Mackay continued, “But it’s funny, I do have in my own life, I just started a family, and so much of my last few years of being has been trying to figure that balance and what that means and how you navigate that. So with family being at its core and all the kind of conundrums that come with staying level with that, that rang true. So I felt like I understood objectively, I have my interpretations of what both men mean to each other and within the story, but then once I was playing Nick, I just became about a very present focus on who he was and what his situation was. What I liked about him is that he’s a very straightforward bloke. In the best possible way, he’s quite a simple man. It’s just he’s in an extraordinary situation.”

Jenkin wrote Rose of Nevada during the pandemic lockdown that had forced a halt in production on Enys Men. He’d return to rewrite once Enys Men had been completed, creating overlap between films. “They are even more in conversation than you’d think because the first draft of Rose of Nevada was before I’d made Enys Men, and then everything I learned through the making of Enys Men, I fed into Rose of Nevada. But also the reaction to Enys Men, all the critics and writers and audience members who are telling me what Enys Men was about. I’m always the last to realize what I’ve done, I think like most filmmakers. You don’t really know what you’ve made a film about until the audience tells you. I was able to feed that into Rose of Nevada and also scale it up a little bit. So, yeah, in some ways it predates Enys Men, and in some ways it follows on from it,” he said.

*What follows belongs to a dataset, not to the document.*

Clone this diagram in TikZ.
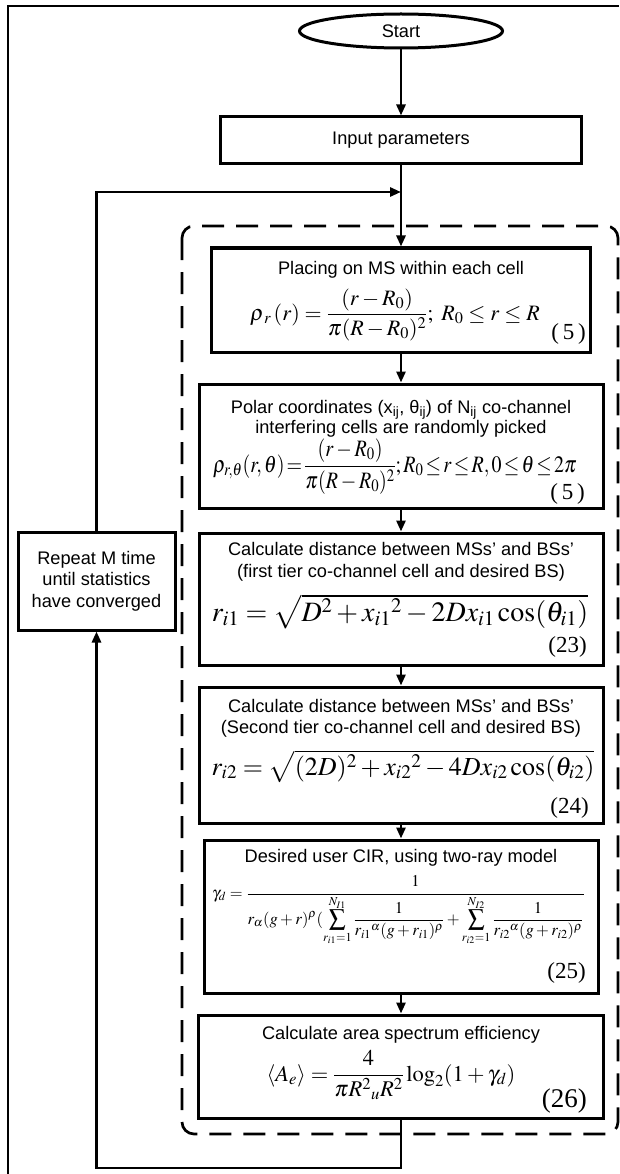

Jenkin’s latest caps what’s unofficially been dubbed his Cornish trilogy, a moniker that initially surprised the filmmaker, but he’s come to embrace it. A recent revisit of Bait made it even clearer. “I can now understand why people are linking the three films together. I’d forgotten how linked they are, which is amazing, really, considering the first draft of Bait was written in 1999. So, most of my adult life has been one way or another making this trilogy. I am quite looking forward to starting the next chapter.”